Un public qui, quoi qu’en dise, a un attachement aux livres. La littérature contemporaine, la littérature francophone, est une niche. Ces littératures ont leur lectorat. Il y a de l’intérêt. Le SILA est donc l’occasion pour nous d’éditer de nouveaux livres, de nouveaux romans d’auteurs qui sont déjà dans notre catalogue, comme Mustapha Benfodil ou Suzanne El Kenz ou de nouveaux auteurs comme Aimen Laïhem, qui est architecte, et qui publie son premier roman, Taxis», a détaillé Sofiane Hadjadj.
De leur côté, Hibr éditions ont publié une dizaine d’ouvrages cette année.
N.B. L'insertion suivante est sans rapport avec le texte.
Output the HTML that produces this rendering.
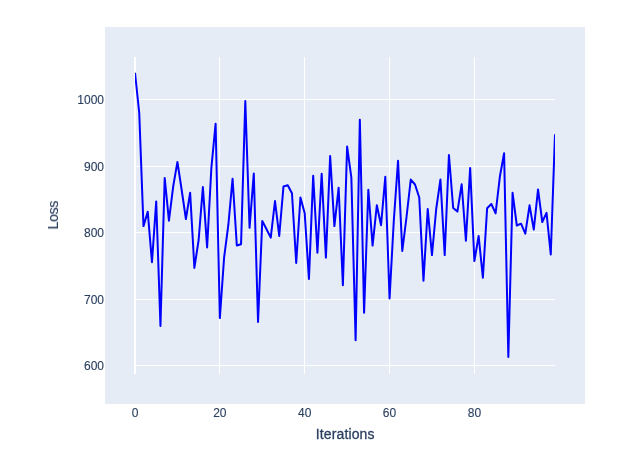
<!DOCTYPE html>
<html><head><meta charset="utf-8"><title>Loss</title>
<style>
html,body{margin:0;padding:0;background:#fff;}
body{width:621px;height:472px;overflow:hidden;}
svg{display:block;}
text{font-family:"Liberation Sans",sans-serif;fill:#2a3f5f;stroke:#2a3f5f;stroke-width:0.3px;}
.txt{opacity:0.999;}
.t{font-size:12px;}
.t text{stroke-width:0.12px;}
.a{font-size:14px;letter-spacing:0.13px;}
</style></head><body>
<svg width="621" height="472" viewBox="0 0 621 472">
<rect x="0" y="0" width="621" height="472" fill="#ffffff"/>
<rect x="105" y="27" width="480" height="377" fill="#e5ecf6" shape-rendering="crispEdges"/>
<g fill="#ffffff" shape-rendering="crispEdges">
<rect x="219" y="57" width="1" height="317"/>
<rect x="304" y="57" width="1" height="317"/>
<rect x="389" y="57" width="1" height="317"/>
<rect x="474" y="57" width="1" height="317"/>
<rect x="135" y="99" width="420" height="1"/>
<rect x="135" y="166" width="420" height="1"/>
<rect x="135" y="232" width="420" height="1"/>
<rect x="135" y="299" width="420" height="1"/>
<rect x="135" y="365" width="420" height="1"/>
<rect x="134" y="57" width="2" height="317"/>
</g>
<clipPath id="c"><rect x="135" y="57" width="420" height="317"/></clipPath>
<g clip-path="url(#c)">
<polyline fill="none" stroke="#0000ff" stroke-width="2" stroke-linejoin="round" points="135.00,72.80 139.24,113.00 143.48,226.10 147.73,211.70 151.97,262.20 156.21,201.40 160.45,326.00 164.70,177.90 168.94,220.70 173.18,186.60 177.42,161.90 181.67,190.00 185.91,219.00 190.15,192.70 194.39,267.90 198.64,240.00 202.88,187.10 207.12,247.40 211.36,168.00 215.61,123.70 219.85,318.10 224.09,257.70 228.33,225.00 232.58,178.70 236.82,245.50 241.06,244.30 245.30,101.00 249.55,227.80 253.79,173.60 258.03,322.00 262.27,220.90 266.52,229.20 270.76,237.60 275.00,201.00 279.24,235.90 283.48,186.50 287.73,185.30 291.97,193.30 296.21,262.90 300.45,197.40 304.70,213.30 308.94,278.90 313.18,175.80 317.42,252.80 321.67,173.70 325.91,257.60 330.15,156.00 334.39,226.10 338.64,187.70 342.88,285.20 347.12,146.60 351.36,177.70 355.61,340.30 359.85,119.70 364.09,312.70 368.33,189.80 372.58,245.60 376.82,205.30 381.06,225.20 385.30,176.80 389.55,298.40 393.79,221.00 398.03,160.80 402.27,251.00 406.52,217.00 410.76,179.60 415.00,184.50 419.24,197.50 423.48,280.70 427.73,209.10 431.97,255.10 436.21,209.00 440.45,179.50 444.70,255.10 448.94,155.10 453.18,208.00 457.42,211.60 461.67,184.20 465.91,240.80 470.15,167.90 474.39,261.10 478.64,236.00 482.88,277.70 487.12,208.30 491.36,204.00 495.61,213.40 499.85,176.80 504.09,153.30 508.33,357.00 512.58,192.80 516.82,225.50 521.06,223.70 525.30,233.70 529.55,205.30 533.79,229.60 538.03,189.40 542.27,222.00 546.52,212.90 550.76,254.50 555.00,134.20"/>
</g>
<g class="txt">
<g class="t" text-anchor="middle">
<text x="135" y="417">0</text>
<text x="219.85" y="417">20</text>
<text x="304.7" y="417">40</text>
<text x="389.55" y="417">60</text>
<text x="474.4" y="417">80</text>
</g>
<g class="t" text-anchor="end">
<text x="104" y="104">1000</text>
<text x="104" y="171">900</text>
<text x="104" y="237">800</text>
<text x="104" y="304">700</text>
<text x="104" y="370">600</text>
</g>
<text class="a" text-anchor="middle" x="345.2" y="439">Iterations</text>
<text class="a" style="letter-spacing:-0.3px;stroke-width:0.2px" text-anchor="middle" transform="translate(58,215.2) rotate(-90)">Loss</text>
</g>
</svg>
</body></html>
El Qahira al saghira (Petit Caire), best-seller de Amara Lakhous, auteur algérien établi en Italie, a été réédité avec une réactualisation. Sierra de Muerte (Les montagnes de la mort), un roman historique d’Abdelwahab Aissaoui, a également été réédité. «Nous avons édité trois autres romans. Il s’agit de La rose de Jéricho de Dahmane Touati, en français et en anglais, Deux guerres, une vie de Bahia Kiared et Rendez-vous au Mont Saint Michel d’Ahmed Benzelikha.
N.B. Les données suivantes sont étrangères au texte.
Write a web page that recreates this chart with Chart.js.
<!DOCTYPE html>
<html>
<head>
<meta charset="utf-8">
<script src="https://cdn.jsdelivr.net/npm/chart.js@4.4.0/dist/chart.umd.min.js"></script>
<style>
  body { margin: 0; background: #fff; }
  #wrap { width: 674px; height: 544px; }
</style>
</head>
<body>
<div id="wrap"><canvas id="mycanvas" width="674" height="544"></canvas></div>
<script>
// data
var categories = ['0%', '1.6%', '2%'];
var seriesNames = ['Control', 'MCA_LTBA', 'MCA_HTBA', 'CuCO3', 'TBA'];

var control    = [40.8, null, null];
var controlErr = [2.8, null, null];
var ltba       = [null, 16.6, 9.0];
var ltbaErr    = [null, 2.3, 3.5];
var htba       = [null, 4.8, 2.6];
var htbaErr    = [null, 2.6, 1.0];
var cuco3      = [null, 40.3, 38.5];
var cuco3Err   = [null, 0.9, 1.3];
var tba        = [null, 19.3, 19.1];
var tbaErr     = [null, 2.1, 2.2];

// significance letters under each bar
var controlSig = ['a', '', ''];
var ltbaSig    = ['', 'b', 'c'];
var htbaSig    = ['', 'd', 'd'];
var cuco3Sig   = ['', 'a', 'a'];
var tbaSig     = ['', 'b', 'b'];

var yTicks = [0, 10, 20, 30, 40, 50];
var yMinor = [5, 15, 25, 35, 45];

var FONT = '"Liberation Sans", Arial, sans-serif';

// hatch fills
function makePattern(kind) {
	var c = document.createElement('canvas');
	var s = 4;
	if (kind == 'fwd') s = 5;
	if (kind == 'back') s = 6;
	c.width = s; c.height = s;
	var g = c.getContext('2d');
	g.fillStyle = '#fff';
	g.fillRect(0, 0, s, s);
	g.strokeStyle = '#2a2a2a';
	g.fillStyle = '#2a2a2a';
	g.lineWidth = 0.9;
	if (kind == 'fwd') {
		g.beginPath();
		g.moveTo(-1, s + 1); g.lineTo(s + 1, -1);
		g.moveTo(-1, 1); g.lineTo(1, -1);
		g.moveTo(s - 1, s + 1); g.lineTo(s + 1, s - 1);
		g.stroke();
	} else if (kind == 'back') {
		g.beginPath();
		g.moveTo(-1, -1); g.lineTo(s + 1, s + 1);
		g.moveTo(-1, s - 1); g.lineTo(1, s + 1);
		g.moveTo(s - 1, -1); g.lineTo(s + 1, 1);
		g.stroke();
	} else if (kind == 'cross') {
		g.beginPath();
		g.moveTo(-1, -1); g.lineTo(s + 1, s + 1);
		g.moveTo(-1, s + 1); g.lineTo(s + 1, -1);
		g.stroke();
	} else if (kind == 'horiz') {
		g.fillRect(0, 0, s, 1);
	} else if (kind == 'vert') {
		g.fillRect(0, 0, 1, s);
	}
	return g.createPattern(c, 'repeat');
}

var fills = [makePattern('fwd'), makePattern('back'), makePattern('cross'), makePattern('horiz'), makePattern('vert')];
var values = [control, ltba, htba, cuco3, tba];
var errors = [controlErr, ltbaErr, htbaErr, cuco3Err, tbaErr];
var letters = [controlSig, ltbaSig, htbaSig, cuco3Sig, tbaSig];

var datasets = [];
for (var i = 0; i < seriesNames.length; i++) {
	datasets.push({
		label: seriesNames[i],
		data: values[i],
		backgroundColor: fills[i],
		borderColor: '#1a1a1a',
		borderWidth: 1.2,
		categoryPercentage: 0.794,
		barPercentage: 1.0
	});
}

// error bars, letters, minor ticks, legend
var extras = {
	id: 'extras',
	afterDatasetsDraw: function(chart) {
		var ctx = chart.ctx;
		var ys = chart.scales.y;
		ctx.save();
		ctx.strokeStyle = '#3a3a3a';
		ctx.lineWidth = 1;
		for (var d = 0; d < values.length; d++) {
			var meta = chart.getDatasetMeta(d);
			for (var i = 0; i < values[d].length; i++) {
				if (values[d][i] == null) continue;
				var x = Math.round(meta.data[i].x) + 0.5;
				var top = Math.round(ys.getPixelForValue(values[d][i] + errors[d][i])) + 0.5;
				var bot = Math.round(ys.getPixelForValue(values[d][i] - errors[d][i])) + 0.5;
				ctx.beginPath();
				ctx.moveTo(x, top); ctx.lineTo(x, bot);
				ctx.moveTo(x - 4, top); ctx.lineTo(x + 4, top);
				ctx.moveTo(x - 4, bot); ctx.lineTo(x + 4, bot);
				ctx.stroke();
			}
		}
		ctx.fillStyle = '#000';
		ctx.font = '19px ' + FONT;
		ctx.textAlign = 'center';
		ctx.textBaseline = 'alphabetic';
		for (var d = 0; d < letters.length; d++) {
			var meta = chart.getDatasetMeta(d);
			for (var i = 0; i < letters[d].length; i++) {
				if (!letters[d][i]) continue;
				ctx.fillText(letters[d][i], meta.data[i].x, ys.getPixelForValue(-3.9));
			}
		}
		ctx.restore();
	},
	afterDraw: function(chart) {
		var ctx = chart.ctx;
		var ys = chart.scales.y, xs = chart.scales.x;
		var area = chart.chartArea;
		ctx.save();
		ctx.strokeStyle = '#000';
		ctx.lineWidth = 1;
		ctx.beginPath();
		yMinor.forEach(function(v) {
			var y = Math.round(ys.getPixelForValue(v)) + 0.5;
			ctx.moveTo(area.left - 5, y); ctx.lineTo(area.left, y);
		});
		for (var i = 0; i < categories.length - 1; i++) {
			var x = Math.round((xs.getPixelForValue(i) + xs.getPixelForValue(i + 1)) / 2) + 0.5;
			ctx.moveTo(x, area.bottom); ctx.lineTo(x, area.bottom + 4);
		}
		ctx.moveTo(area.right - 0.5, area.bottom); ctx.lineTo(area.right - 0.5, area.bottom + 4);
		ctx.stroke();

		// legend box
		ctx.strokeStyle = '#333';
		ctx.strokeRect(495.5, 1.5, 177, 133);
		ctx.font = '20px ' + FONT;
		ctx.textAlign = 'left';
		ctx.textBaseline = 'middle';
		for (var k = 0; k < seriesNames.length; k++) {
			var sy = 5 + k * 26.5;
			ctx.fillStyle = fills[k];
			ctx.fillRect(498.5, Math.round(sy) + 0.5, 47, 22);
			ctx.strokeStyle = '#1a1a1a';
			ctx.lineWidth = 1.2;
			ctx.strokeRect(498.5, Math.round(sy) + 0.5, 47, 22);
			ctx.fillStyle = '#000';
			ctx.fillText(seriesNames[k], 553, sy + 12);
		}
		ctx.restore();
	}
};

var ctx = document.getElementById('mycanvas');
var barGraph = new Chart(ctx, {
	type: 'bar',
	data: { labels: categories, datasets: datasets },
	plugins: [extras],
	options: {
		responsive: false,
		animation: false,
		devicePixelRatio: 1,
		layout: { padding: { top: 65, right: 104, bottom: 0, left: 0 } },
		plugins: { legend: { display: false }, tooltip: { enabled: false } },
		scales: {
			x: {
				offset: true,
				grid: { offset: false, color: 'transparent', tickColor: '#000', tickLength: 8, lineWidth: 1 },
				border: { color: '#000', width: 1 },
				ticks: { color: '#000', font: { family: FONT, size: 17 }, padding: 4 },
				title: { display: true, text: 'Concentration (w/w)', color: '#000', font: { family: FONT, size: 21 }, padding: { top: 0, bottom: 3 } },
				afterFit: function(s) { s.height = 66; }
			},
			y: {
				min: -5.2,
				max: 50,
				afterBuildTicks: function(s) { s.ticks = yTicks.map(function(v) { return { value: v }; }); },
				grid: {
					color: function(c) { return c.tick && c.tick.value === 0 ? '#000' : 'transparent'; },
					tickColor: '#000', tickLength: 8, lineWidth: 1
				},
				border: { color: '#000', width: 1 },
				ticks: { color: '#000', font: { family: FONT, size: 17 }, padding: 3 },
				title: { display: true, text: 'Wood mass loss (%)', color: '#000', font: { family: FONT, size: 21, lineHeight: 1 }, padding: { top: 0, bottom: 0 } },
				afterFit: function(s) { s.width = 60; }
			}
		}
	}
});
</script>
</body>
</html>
Au chapitre histoire, nous avons publié Le MALG de Mohamed Debbah et un livre de Mohand Arezki Ferrad où il a recueilli les témoignages de fils de chahid, Atfalou al thawra ya tadhakaroun (les enfants de la Révolution se souviennent). Nous avons traduit à l’arabe les mémoires de Mohamed Chaïb, Djihadi fi harb al tahrir», a détaillé Smail M’hand.